Exercise description
Your copy of the material below should match it exactly, except that it holds no pictures.

Provided material

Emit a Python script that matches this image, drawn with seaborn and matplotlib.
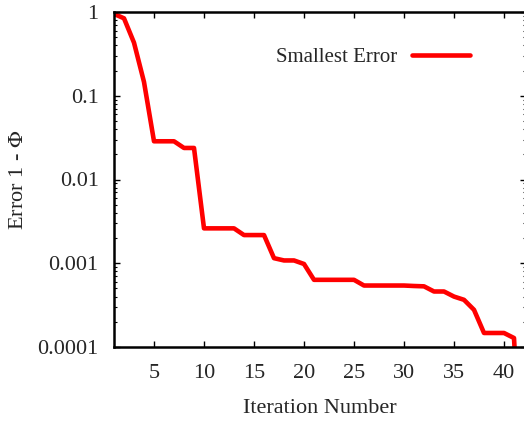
import matplotlib
matplotlib.use("Agg")
import matplotlib.pyplot as plt
import matplotlib.ticker as mticker
import seaborn as sns
import pandas as pd
import numpy as np

iterations = list(range(1, 43))
smallest_error = [0.95, 0.84, 0.43, 0.146, 0.0286, 0.0286, 0.0286, 0.0238, 0.0238,
                  0.00261, 0.00261, 0.00261, 0.00261, 0.00217, 0.00217, 0.00217,
                  0.00115, 0.00108, 0.00108, 0.00098, 0.000634, 0.000634, 0.000634,
                  0.000634, 0.000634, 0.000542, 0.000542, 0.000542, 0.000542,
                  0.000542, 0.000535, 0.00053, 0.00046, 0.00046, 0.0004, 0.000366,
                  0.000278, 0.000147, 0.000147, 0.000147, 0.000128, 0.000001]
series_name = "Smallest Error"
x_ticks = [5, 10, 15, 20, 25, 30, 35, 40]
y_ticks = [1e-4, 1e-3, 1e-2, 1e-1, 1]
y_tick_labels = ["0.0001", "0.001", "0.01", "0.1", "1"]

sns.set_theme(style="ticks")
plt.rcParams["font.family"] = ["Liberation Serif", "DejaVu Serif"]
plt.rcParams["mathtext.fontset"] = "stix"

df = pd.DataFrame({"Iteration": iterations, "Error": smallest_error, "Series": series_name})

fig = plt.figure(figsize=(5.24, 4.22), dpi=100)
W, H = 524, 422
ax = fig.add_axes([114 / W, 75 / H, (526 - 114) / W, 335 / H])

sns.lineplot(data=df, x="Iteration", y="Error", hue="Series", palette=["#ff0000"],
             linewidth=3.3, ax=ax, legend=True)
ax.set_yscale("log")
ax.set_xlim(1, 42.2)
ax.set_ylim(1e-4, 1)
ax.set_xticks(x_ticks)
ax.set_xticklabels([str(t) for t in x_ticks])
ax.set_yticks(y_ticks)
ax.set_yticklabels(y_tick_labels)
ax.yaxis.set_minor_locator(mticker.LogLocator(base=10, subs=np.arange(2, 10), numticks=20))
ax.yaxis.set_minor_formatter(mticker.NullFormatter())

for s in ax.spines.values():
    s.set_linewidth(1.8)
    s.set_color("black")
    s.set_visible(True)

ax.tick_params(axis="both", which="major", direction="in", length=4, width=1,
               top=True, right=True, labelsize=16, color="black")
ax.tick_params(axis="y", which="major", pad=11)
ax.tick_params(axis="x", which="major", pad=12)
ax.tick_params(axis="y", which="minor", direction="in", length=2.5, width=0.8,
               left=True, right=True, color="black")
ax.tick_params(axis="x", which="minor", bottom=False, top=False)

ax.set_xlabel("Iteration Number", fontsize=16, labelpad=12)
ax.set_ylabel("Error 1 - $\\Phi$", fontsize=16, labelpad=7)

handles, labels = ax.get_legend_handles_labels()
ax.legend(handles, labels, loc="center right", bbox_to_anchor=((470 - 114) / 412, (347 - 57) / 335),
          frameon=False, borderpad=0, borderaxespad=0, markerfirst=False,
          handlelength=2.8, handletextpad=0.7, fontsize=15)

fig.savefig("out.png", dpi=100)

Exercise solution
Emit a Python script that matches this image, drawn with seaborn and matplotlib.
import matplotlib
matplotlib.use("Agg")
import matplotlib.pyplot as plt
import matplotlib.ticker as mticker
import seaborn as sns
import pandas as pd
import numpy as np

iterations = list(range(1, 43))
smallest_error = [0.95, 0.84, 0.43, 0.146, 0.0286, 0.0286, 0.0286, 0.0238, 0.0238,
                  0.00261, 0.00261, 0.00261, 0.00261, 0.00217, 0.00217, 0.00217,
                  0.00115, 0.00108, 0.00108, 0.00098, 0.000634, 0.000634, 0.000634,
                  0.000634, 0.000634, 0.000542, 0.000542, 0.000542, 0.000542,
                  0.000542, 0.000535, 0.00053, 0.00046, 0.00046, 0.0004, 0.000366,
                  0.000278, 0.000147, 0.000147, 0.000147, 0.000128, 0.000001]
series_name = "Smallest Error"
x_ticks = [5, 10, 15, 20, 25, 30, 35, 40]
y_ticks = [1e-4, 1e-3, 1e-2, 1e-1, 1]
y_tick_labels = ["0.0001", "0.001", "0.01", "0.1", "1"]

sns.set_theme(style="ticks")
plt.rcParams["font.family"] = ["Liberation Serif", "DejaVu Serif"]
plt.rcParams["mathtext.fontset"] = "stix"

df = pd.DataFrame({"Iteration": iterations, "Error": smallest_error, "Series": series_name})

fig = plt.figure(figsize=(5.24, 4.22), dpi=100)
W, H = 524, 422
ax = fig.add_axes([114 / W, 75 / H, (526 - 114) / W, 335 / H])

sns.lineplot(data=df, x="Iteration", y="Error", hue="Series", palette=["#ff0000"],
             linewidth=3.3, ax=ax, legend=True)
ax.set_yscale("log")
ax.set_xlim(1, 42.2)
ax.set_ylim(1e-4, 1)
ax.set_xticks(x_ticks)
ax.set_xticklabels([str(t) for t in x_ticks])
ax.set_yticks(y_ticks)
ax.set_yticklabels(y_tick_labels)
ax.yaxis.set_minor_locator(mticker.LogLocator(base=10, subs=np.arange(2, 10), numticks=20))
ax.yaxis.set_minor_formatter(mticker.NullFormatter())

for s in ax.spines.values():
    s.set_linewidth(1.8)
    s.set_color("black")
    s.set_visible(True)

ax.tick_params(axis="both", which="major", direction="in", length=4, width=1,
               top=True, right=True, labelsize=16, color="black")
ax.tick_params(axis="y", which="major", pad=11)
ax.tick_params(axis="x", which="major", pad=12)
ax.tick_params(axis="y", which="minor", direction="in", length=2.5, width=0.8,
               left=True, right=True, color="black")
ax.tick_params(axis="x", which="minor", bottom=False, top=False)

ax.set_xlabel("Iteration Number", fontsize=16, labelpad=12)
ax.set_ylabel("Error 1 - $\\Phi$", fontsize=16, labelpad=7)

handles, labels = ax.get_legend_handles_labels()
ax.legend(handles, labels, loc="center right", bbox_to_anchor=((470 - 114) / 412, (347 - 57) / 335),
          frameon=False, borderpad=0, borderaxespad=0, markerfirst=False,
          handlelength=2.8, handletextpad=0.7, fontsize=15)

fig.savefig("out.png", dpi=100)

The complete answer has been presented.